Olmsted dreamt up the Emerald Necklace at a time when America was growing rapidly. He believed city dwellers needed places to escape from urban life and find respite in nature. The five-mile long system he designed still exists. Many parts of its parks and ponds and pathways are as beautiful as ever. But Jaakkola expected a triumph of cultural heritage, treasured and cared for. Instead she found a series of disconnected pieces that were difficult to navigate, especially on bike or foot.

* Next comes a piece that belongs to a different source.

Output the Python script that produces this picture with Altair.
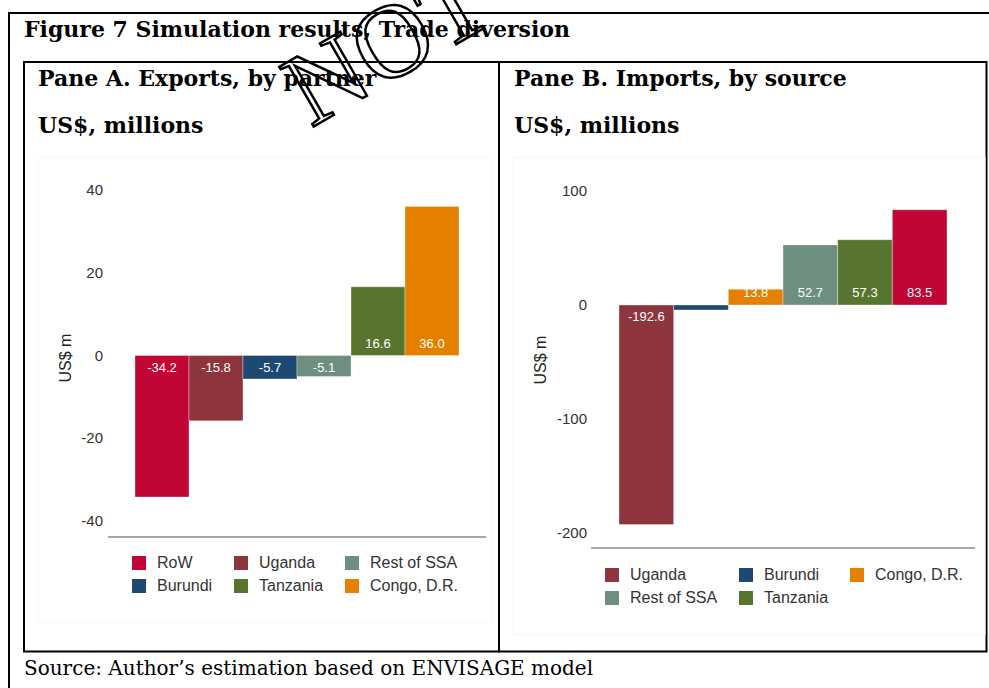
import altair as alt
import pandas as pd

# ---------------- texts ----------------
fig_title = "Figure 7 Simulation results, Trade diversion"
paneA_title = "Pane A. Exports, by partner"
paneB_title = "Pane B. Imports, by source"
unit_label = "US$, millions"
source_note = "Source: Author\u2019s estimation based on ENVISAGE model"
y_title = "US$ m"
watermark = "NOT"

# ---------------- data ----------------
partners_A = ["RoW", "Uganda", "Burundi", "Rest of SSA", "Tanzania", "Congo, D.R."]
exports_A = [-34.2, -15.8, -5.7, -5.1, 16.6, 36.0]
legend_order_A = ["RoW", "Uganda", "Rest of SSA", "Burundi", "Tanzania", "Congo, D.R."]
ticks_A = [40, 20, 0, -20, -40]

sources_B = ["Uganda", "Burundi", "Congo, D.R.", "Rest of SSA", "Tanzania", "RoW"]
imports_B = [-192.6, -4.4, 13.8, 52.7, 57.3, 83.5]
legend_order_B = ["Uganda", "Burundi", "Congo, D.R.", "Rest of SSA", "Tanzania", "RoW"]
legend_values_B = ["Uganda", "Burundi", "Congo, D.R.", "Rest of SSA", "Tanzania"]
ticks_B = [100, 0, -100, -200]

colors = {
    "RoW": "#C10534",
    "Uganda": "#8E343C",
    "Burundi": "#1E4972",
    "Rest of SSA": "#6E8E80",
    "Tanzania": "#587530",
    "Congo, D.R.": "#E47F00",
}

SERIF = "DejaVu Serif"
SANS = "Liberation Sans"
one = pd.DataFrame({"k": [0]})


def rule(x1, y1, x2, y2, color="black", w=2):
    return alt.Chart(one).mark_rule(color=color, strokeWidth=w).encode(
        x=alt.value(x1), y=alt.value(y1), x2=alt.value(x2), y2=alt.value(y2))


def box(x1, y1, x2, y2, stroke="black", w=2, fill="white", fill_opacity=0.0):
    return alt.Chart(one).mark_rect(stroke=stroke, strokeWidth=w, fill=fill,
                                    fillOpacity=fill_opacity).encode(
        x=alt.value(x1), y=alt.value(y1), x2=alt.value(x2), y2=alt.value(y2))


def text(txt, x, y, size, weight="normal", font=SERIF, color="black"):
    return alt.Chart(one).mark_text(text=txt, align="left", baseline="alphabetic",
                                    font=font, fontSize=size, fontWeight=weight,
                                    color=color).encode(x=alt.value(x), y=alt.value(y))


def pane(cats, vals, legend_domain, legend_values, xrange, ydomain, yrange, ticks,
         tick_x, ytitle_x, ytitle_y, axis_x1, axis_x2, axis_y, lx, ly):
    df = pd.DataFrame({"partner": cats, "value": vals,
                       "label": [f"{v:.1f}" for v in vals]})
    xs = alt.Scale(domain=cats, range=xrange, paddingInner=0, paddingOuter=0)
    ys = alt.Scale(domain=ydomain, range=yrange, nice=False)
    cs = alt.Scale(domain=legend_domain, range=[colors[c] for c in legend_domain])
    base = alt.Chart(df)
    bars = base.mark_bar(stroke="white", strokeWidth=0.5, strokeOpacity=0.7).encode(
        x=alt.X("partner:N", scale=xs, axis=None, sort=cats),
        y=alt.Y("value:Q", scale=ys, axis=None),
        y2=alt.datum(0),
        color=alt.Color("partner:N", scale=cs, legend=alt.Legend(
            orient="none", legendX=lx, legendY=ly, title=None, columns=3,
            direction="horizontal",
            symbolType="square", symbolSize=196, symbolStrokeWidth=0,
            labelFont=SANS, labelFontSize=16, labelColor="#333333",
            labelOffset=10, columnPadding=20, rowPadding=7, padding=0,
            values=legend_values)),
    )
    lab_enc = dict(
        x=alt.X("partner:N", scale=xs, axis=None, sort=cats),
        y=alt.Y("zero:Q", scale=ys, axis=None),
        text="label:N",
    )
    neg = base.transform_filter("datum.value < 0").transform_calculate(zero="0").mark_text(
        dy=12, baseline="middle", font=SANS, fontSize=13, color="#FFFFFF").encode(**lab_enc)
    pos = base.transform_filter("datum.value >= 0").transform_calculate(zero="0").mark_text(
        dy=-12, baseline="middle", font=SANS, fontSize=13, color="#FFFFFF").encode(**lab_enc)
    tk = alt.Chart(pd.DataFrame({"tick": ticks, "tlabel": [str(t) for t in ticks]})).mark_text(
        align="right", baseline="middle", font=SANS, fontSize=15, color="#333333").encode(
        x=alt.value(tick_x), y=alt.Y("tick:Q", scale=ys, axis=None), text="tlabel:N")
    yt = alt.Chart(one).mark_text(text=y_title, angle=270, align="center", baseline="middle",
                                  font=SANS, fontSize=16, color="#222222").encode(
        x=alt.value(ytitle_x), y=alt.value(ytitle_y))
    axl = rule(axis_x1, axis_y, axis_x2, axis_y, color="#8a8a8a", w=1.5)
    return alt.layer(bars, neg, pos, tk, yt, axl)


paneA = pane(partners_A, exports_A, legend_order_A, legend_order_A,
             [135, 459], [-40, 40], [521, 190], ticks_A,
             103, 66, 358, 108, 486, 537, 131, 555)
paneB = pane(sources_B, imports_B, legend_order_B, legend_values_B,
             [619, 947], [-200, 100], [533, 191], ticks_B,
             587, 541, 360, 591, 975, 548, 604, 567)

deco = [
    box(9, 13, 1000, 700, w=2),
    box(24, 62, 499, 651.5, w=2),
    box(499, 62, 986.5, 651.5, w=2),
    text(fig_title, 24, 37, 22, "bold"),
    text(paneA_title, 38, 86, 22, "bold"),
    text(unit_label, 38, 133, 22, "bold"),
    text(paneB_title, 514, 86, 22, "bold"),
    text(unit_label, 514, 133, 22, "bold"),
    text(source_note, 24, 675, 20),
    alt.Chart(one).mark_text(text=watermark, angle=330, align="left", baseline="alphabetic",
                             font="Liberation Serif", fontSize=105, fillOpacity=0,
                             stroke="black", strokeWidth=2.5).encode(
        x=alt.value(311), y=alt.value(128)),
    box(38, 157, 492, 622, stroke="#f7f7f7", w=1, fill="white", fill_opacity=1),
    box(513, 157, 985, 635, stroke="#f7f7f7", w=1, fill="white", fill_opacity=1),
]

chart = alt.layer(*deco, paneA, paneB).resolve_scale(
    x="independent", y="independent", color="independent"
).resolve_legend(color="independent").properties(
    width=989, height=688, padding=0,
    autosize=alt.AutoSizeParams(type="none"),
).configure_view(stroke=None)

chart.save("out.html", embed_options={"renderer": "svg", "actions": False})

So she decided to make a film about it. Which is how she found herself in that bright green costume one day last spring, standing at the edge of a busy road that cuts off one piece of the Emerald Necklace from the next.

Jaakkola's character
Jaakkola's character "Dis" prepares to cross a road that cuts one section of the Emerald Necklace off from the nextJeb Sharp

“There’s no safe way to cross the street so we kind of wanted to make that visible by this creature wandering around and being bewildered and a little scared of the cars and then waiting for someone nice to come and help,” Jaakkola explained to me afterwards.

Eventually a couple did come by, and, with a little urging from Jaakkola's film crew, escorted the creature across the road. 

“It helps if you explain to people we’re doing an art project,” Jaakkola's friend Kolu Zigbi said afterwards. “And that she can only take little steps.”

It was a little terrifying to watch the scene unfold, but the reactions were interesting. Some people stared. Some turned their heads. Some took a wide berth around Jaakkola and her strange garment. Others pretended not to notice. At one point a police officer pulled up and questioned Jaakkola and her colleagues.

“I said we’re trying to show how hard it is to cross the street,” Jaakkola recounted. “And how hard it is to connect parts of the riverway. He said, ‘Will you be quick?’ We said, ‘Yes.’ He said ‘Ok then.’”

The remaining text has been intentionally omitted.